= THE EXERCISE =
Output the full listing below exactly, without the pictures.

* * *

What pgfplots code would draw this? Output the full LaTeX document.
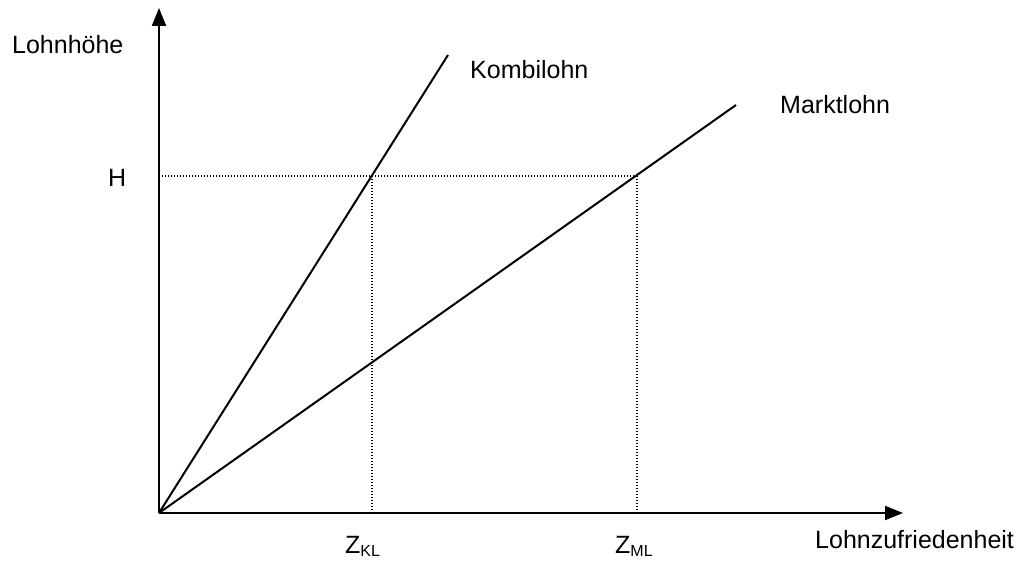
\documentclass[border=0pt]{standalone}
\usepackage{pgfplots}
\pgfplotsset{compat=1.18}
\usepackage{fontspec}
\setmainfont{Liberation Sans}
\usetikzlibrary{arrows.meta}
\newcommand{\lab}{\fontsize{25}{30}\selectfont}
\begin{document}
\begin{tikzpicture}
\begin{axis}[
  at={(0,0)}, anchor=origin,
  x=1pt, y=1pt,
  xmin=0, xmax=744, ymin=0, ymax=505,
  axis lines=left,
  axis line style={line width=2pt, -{Triangle[length=18pt,width=14pt]}},
  xtick=\empty, ytick=\empty,
  clip=false,
]
\addplot[black, line width=2pt] coordinates {(0,0) (289,458)};
\addplot[black, line width=2pt] coordinates {(0,0) (577,408)};
\addplot[black, line width=1.3pt, dash pattern=on 1.3pt off 1.7pt] coordinates {(0,337) (478,337)};
\addplot[black, line width=1.3pt, dash pattern=on 1.3pt off 1.7pt] coordinates {(213,337) (213,0)};
\addplot[black, line width=1.3pt, dash pattern=on 1.3pt off 1.7pt] coordinates {(478,337) (478,0)};
\node[anchor=west, inner sep=0pt, font=\lab] at (axis cs:-147,468) {Lohnhöhe};
\node[anchor=west, inner sep=0pt, font=\lab] at (axis cs:-51,335) {H};
\node[anchor=west, inner sep=0pt, font=\lab] at (axis cs:311,443) {Kombilohn};
\node[anchor=west, inner sep=0pt, font=\lab] at (axis cs:621,408) {Marktlohn};
\node[anchor=base west, inner sep=0pt, font=\lab] at (axis cs:186,-40) {Z\raisebox{-0.3ex}{\fontsize{16}{16}\selectfont KL}};
\node[anchor=base west, inner sep=0pt, font=\lab] at (axis cs:456,-40) {Z\raisebox{-0.3ex}{\fontsize{16}{16}\selectfont ML}};
\node[anchor=west, inner sep=0pt, font=\lab] at (axis cs:656,-27) {Lohnzufriedenheit};
\end{axis}
\pgfresetboundingbox
\path (-159pt,-47pt) rectangle (867pt,513pt);
\end{tikzpicture}
\end{document}
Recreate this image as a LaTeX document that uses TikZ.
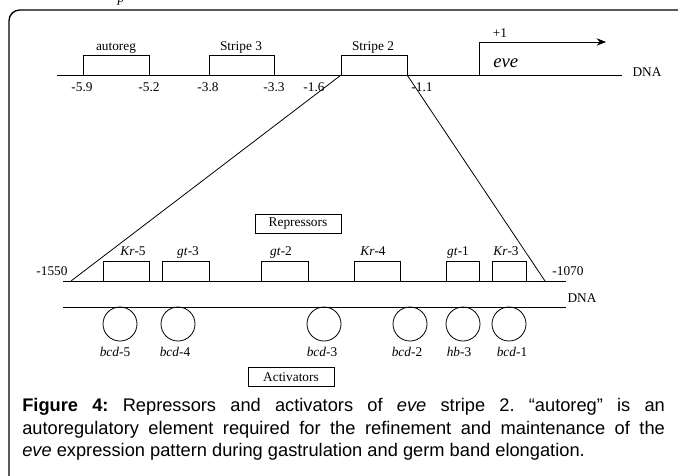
\documentclass[tikz,border=0pt]{standalone}
\usepackage{fontspec}
\setmainfont{Liberation Serif}
\newfontfamily\capfont{Liberation Sans}
\usetikzlibrary{fit,arrows.meta}

\begin{document}
\begin{tikzpicture}[x=0.75pt,y=0.75pt,yscale=-1,xscale=1,
  site/.style={draw, line width=0.6pt, inner sep=0pt},
  tag/.style={font=\fontsize{10}{12}\selectfont, inner sep=0pt, anchor=base},
  bind/.style={draw, circle, line width=0.6pt, minimum size=25.5pt, inner sep=0pt},
  legend/.style={draw, line width=0.6pt, minimum width=64.5pt, minimum height=14.5pt, inner sep=0pt, font=\fontsize{10}{12}\selectfont},
  dna/.style={line width=0.6pt}]
\useasboundingbox (0,0) rectangle (678,475);

%Frame
\draw [line width=1pt, rounded corners=8] (9,480) -- (9,10) -- (690,10) ;
% Text Node (cut off line above)
\node [tag, font=\itshape\fontsize{10}{12}\selectfont] (cut) at (121,2) {p};

%Straight Lines: upper DNA
\draw [dna] (57,75) -- (622,75) ;
\node [tag] (dnaup) at (647,76) {DNA};
%Shape: Rectangle
\node [site, fit={(83,55) (149,75)}] (autoreg) {};
\node [site, fit={(209,55) (274,75)}] (stripe3) {};
\node [site, fit={(341,55) (407,75)}] (stripe2) {};
% Text Node
\node [tag] (autoregtxt) at (116,50) {autoreg};
\node [tag] (stripe3txt) at (241,50) {Stripe 3};
\node [tag] (stripe2txt) at (373,50) {Stripe 2};
% Text Node
\node [tag] (m59) at (82,91) {-5.9};
\node [tag] (m52) at (149,91) {-5.2};
\node [tag] (m38) at (208,91) {-3.8};
\node [tag] (m33) at (274,91) {-3.3};
\node [tag] (m16) at (314,91) {-1.6};
\node [tag] (m11) at (422,91) {-1.1};

%Transcription start
\coordinate (tss) at (479,75) ;
\coordinate (tip) at (606,42) ;
\draw [dna, -{Stealth[length=7pt,width=5.5pt]}] (tss) |- (tip) ;
\node [tag] (plus1) at (500,37) {+1};
\node [tag, anchor=base west, font=\itshape\fontsize{14}{16}\selectfont] (eve) at (493,67) {eve};

%Zoom lines
\coordinate (lowleft) at (71,281) ;
\coordinate (lowright) at (545,281) ;
\draw [dna] (stripe2.south west) -- (lowleft) ;
\draw [dna] (stripe2.south east) -- (lowright) ;

%Straight Lines: lower DNA
\draw [dna] (63,281) -- (566,281) ;
\draw [dna] (63,307) -- (566,307) ;
\node [tag] (m1550) at (52,275) {-1550};
\node [tag] (m1070) at (568,275) {-1070};
\node [tag] (dnalow) at (582,302) {DNA};

%Repressor sites
\node [site, fit={(103,261) (149,281)}] (kr5) {};
\node [site, fit={(162,261) (209,281)}] (gt3) {};
\node [site, fit={(261,261) (308,281)}] (gt2) {};
\node [site, fit={(354,261) (400,281)}] (kr4) {};
\node [site, fit={(446,261) (479,281)}] (gt1) {};
\node [site, fit={(492,261) (526,281)}] (kr3) {};
% Text Node
\node [tag] (kr5txt) at (133,255) {\textit{Kr}-5};
\node [tag] (gt3txt) at (188,255) {\textit{gt}-3};
\node [tag] (gt2txt) at (281,255) {\textit{gt}-2};
\node [tag] (kr4txt) at (373,255) {\textit{Kr}-4};
\node [tag] (gt1txt) at (458,255) {\textit{gt}-1};
\node [tag] (kr3txt) at (506,255) {\textit{Kr}-3};
\node [legend] (repressors) at (298,224) {Repressors};

%Activator sites
\node [bind] (bcd5) at (120,324) {};
\node [bind] (bcd4) at (178,324) {};
\node [bind] (bcd3) at (324,324) {};
\node [bind] (bcd2) at (410,324) {};
\node [bind] (hb3) at (463,324) {};
\node [bind] (bcd1) at (509,324) {};
% Text Node
\node [tag] (bcd5txt) at (115,356) {\textit{bcd}-5};
\node [tag] (bcd4txt) at (175,356) {\textit{bcd}-4};
\node [tag] (bcd3txt) at (322,356) {\textit{bcd}-3};
\node [tag] (bcd2txt) at (407,356) {\textit{bcd}-2};
\node [tag] (hb3txt) at (459,356) {\textit{hb}-3};
\node [tag] (bcd1txt) at (512,356) {\textit{bcd}-1};
\node [legend] (activators) at (291,377) {Activators};

% Caption
\node [anchor=north west, text width=482pt, align=justify, inner sep=0pt, font=\capfont\fontsize{13.7}{16.9}\selectfont\frenchspacing] (caption) at (22,398) {\textbf{Figure 4:} Repressors and activators of \textit{eve} stripe 2. “autoreg” is an\linebreak autoregulatory element required for the refinement and maintenance of the\linebreak \textit{eve} expression pattern during gastrulation and germ band elongation.};

\end{tikzpicture}
\end{document}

* * *

= COMPLETED EXERCISE =
What pgfplots code would draw this? Output the full LaTeX document.
\documentclass[border=0pt]{standalone}
\usepackage{pgfplots}
\pgfplotsset{compat=1.18}
\usepackage{fontspec}
\setmainfont{Liberation Sans}
\usetikzlibrary{arrows.meta}
\newcommand{\lab}{\fontsize{25}{30}\selectfont}
\begin{document}
\begin{tikzpicture}
\begin{axis}[
  at={(0,0)}, anchor=origin,
  x=1pt, y=1pt,
  xmin=0, xmax=744, ymin=0, ymax=505,
  axis lines=left,
  axis line style={line width=2pt, -{Triangle[length=18pt,width=14pt]}},
  xtick=\empty, ytick=\empty,
  clip=false,
]
\addplot[black, line width=2pt] coordinates {(0,0) (289,458)};
\addplot[black, line width=2pt] coordinates {(0,0) (577,408)};
\addplot[black, line width=1.3pt, dash pattern=on 1.3pt off 1.7pt] coordinates {(0,337) (478,337)};
\addplot[black, line width=1.3pt, dash pattern=on 1.3pt off 1.7pt] coordinates {(213,337) (213,0)};
\addplot[black, line width=1.3pt, dash pattern=on 1.3pt off 1.7pt] coordinates {(478,337) (478,0)};
\node[anchor=west, inner sep=0pt, font=\lab] at (axis cs:-147,468) {Lohnhöhe};
\node[anchor=west, inner sep=0pt, font=\lab] at (axis cs:-51,335) {H};
\node[anchor=west, inner sep=0pt, font=\lab] at (axis cs:311,443) {Kombilohn};
\node[anchor=west, inner sep=0pt, font=\lab] at (axis cs:621,408) {Marktlohn};
\node[anchor=base west, inner sep=0pt, font=\lab] at (axis cs:186,-40) {Z\raisebox{-0.3ex}{\fontsize{16}{16}\selectfont KL}};
\node[anchor=base west, inner sep=0pt, font=\lab] at (axis cs:456,-40) {Z\raisebox{-0.3ex}{\fontsize{16}{16}\selectfont ML}};
\node[anchor=west, inner sep=0pt, font=\lab] at (axis cs:656,-27) {Lohnzufriedenheit};
\end{axis}
\pgfresetboundingbox
\path (-159pt,-47pt) rectangle (867pt,513pt);
\end{tikzpicture}
\end{document}
Recreate this image as a LaTeX document that uses TikZ.
\documentclass[tikz,border=0pt]{standalone}
\usepackage{fontspec}
\setmainfont{Liberation Serif}
\newfontfamily\capfont{Liberation Sans}
\usetikzlibrary{fit,arrows.meta}

\begin{document}
\begin{tikzpicture}[x=0.75pt,y=0.75pt,yscale=-1,xscale=1,
  site/.style={draw, line width=0.6pt, inner sep=0pt},
  tag/.style={font=\fontsize{10}{12}\selectfont, inner sep=0pt, anchor=base},
  bind/.style={draw, circle, line width=0.6pt, minimum size=25.5pt, inner sep=0pt},
  legend/.style={draw, line width=0.6pt, minimum width=64.5pt, minimum height=14.5pt, inner sep=0pt, font=\fontsize{10}{12}\selectfont},
  dna/.style={line width=0.6pt}]
\useasboundingbox (0,0) rectangle (678,475);

%Frame
\draw [line width=1pt, rounded corners=8] (9,480) -- (9,10) -- (690,10) ;
% Text Node (cut off line above)
\node [tag, font=\itshape\fontsize{10}{12}\selectfont] (cut) at (121,2) {p};

%Straight Lines: upper DNA
\draw [dna] (57,75) -- (622,75) ;
\node [tag] (dnaup) at (647,76) {DNA};
%Shape: Rectangle
\node [site, fit={(83,55) (149,75)}] (autoreg) {};
\node [site, fit={(209,55) (274,75)}] (stripe3) {};
\node [site, fit={(341,55) (407,75)}] (stripe2) {};
% Text Node
\node [tag] (autoregtxt) at (116,50) {autoreg};
\node [tag] (stripe3txt) at (241,50) {Stripe 3};
\node [tag] (stripe2txt) at (373,50) {Stripe 2};
% Text Node
\node [tag] (m59) at (82,91) {-5.9};
\node [tag] (m52) at (149,91) {-5.2};
\node [tag] (m38) at (208,91) {-3.8};
\node [tag] (m33) at (274,91) {-3.3};
\node [tag] (m16) at (314,91) {-1.6};
\node [tag] (m11) at (422,91) {-1.1};

%Transcription start
\coordinate (tss) at (479,75) ;
\coordinate (tip) at (606,42) ;
\draw [dna, -{Stealth[length=7pt,width=5.5pt]}] (tss) |- (tip) ;
\node [tag] (plus1) at (500,37) {+1};
\node [tag, anchor=base west, font=\itshape\fontsize{14}{16}\selectfont] (eve) at (493,67) {eve};

%Zoom lines
\coordinate (lowleft) at (71,281) ;
\coordinate (lowright) at (545,281) ;
\draw [dna] (stripe2.south west) -- (lowleft) ;
\draw [dna] (stripe2.south east) -- (lowright) ;

%Straight Lines: lower DNA
\draw [dna] (63,281) -- (566,281) ;
\draw [dna] (63,307) -- (566,307) ;
\node [tag] (m1550) at (52,275) {-1550};
\node [tag] (m1070) at (568,275) {-1070};
\node [tag] (dnalow) at (582,302) {DNA};

%Repressor sites
\node [site, fit={(103,261) (149,281)}] (kr5) {};
\node [site, fit={(162,261) (209,281)}] (gt3) {};
\node [site, fit={(261,261) (308,281)}] (gt2) {};
\node [site, fit={(354,261) (400,281)}] (kr4) {};
\node [site, fit={(446,261) (479,281)}] (gt1) {};
\node [site, fit={(492,261) (526,281)}] (kr3) {};
% Text Node
\node [tag] (kr5txt) at (133,255) {\textit{Kr}-5};
\node [tag] (gt3txt) at (188,255) {\textit{gt}-3};
\node [tag] (gt2txt) at (281,255) {\textit{gt}-2};
\node [tag] (kr4txt) at (373,255) {\textit{Kr}-4};
\node [tag] (gt1txt) at (458,255) {\textit{gt}-1};
\node [tag] (kr3txt) at (506,255) {\textit{Kr}-3};
\node [legend] (repressors) at (298,224) {Repressors};

%Activator sites
\node [bind] (bcd5) at (120,324) {};
\node [bind] (bcd4) at (178,324) {};
\node [bind] (bcd3) at (324,324) {};
\node [bind] (bcd2) at (410,324) {};
\node [bind] (hb3) at (463,324) {};
\node [bind] (bcd1) at (509,324) {};
% Text Node
\node [tag] (bcd5txt) at (115,356) {\textit{bcd}-5};
\node [tag] (bcd4txt) at (175,356) {\textit{bcd}-4};
\node [tag] (bcd3txt) at (322,356) {\textit{bcd}-3};
\node [tag] (bcd2txt) at (407,356) {\textit{bcd}-2};
\node [tag] (hb3txt) at (459,356) {\textit{hb}-3};
\node [tag] (bcd1txt) at (512,356) {\textit{bcd}-1};
\node [legend] (activators) at (291,377) {Activators};

% Caption
\node [anchor=north west, text width=482pt, align=justify, inner sep=0pt, font=\capfont\fontsize{13.7}{16.9}\selectfont\frenchspacing] (caption) at (22,398) {\textbf{Figure 4:} Repressors and activators of \textit{eve} stripe 2. “autoreg” is an\linebreak autoregulatory element required for the refinement and maintenance of the\linebreak \textit{eve} expression pattern during gastrulation and germ band elongation.};

\end{tikzpicture}
\end{document}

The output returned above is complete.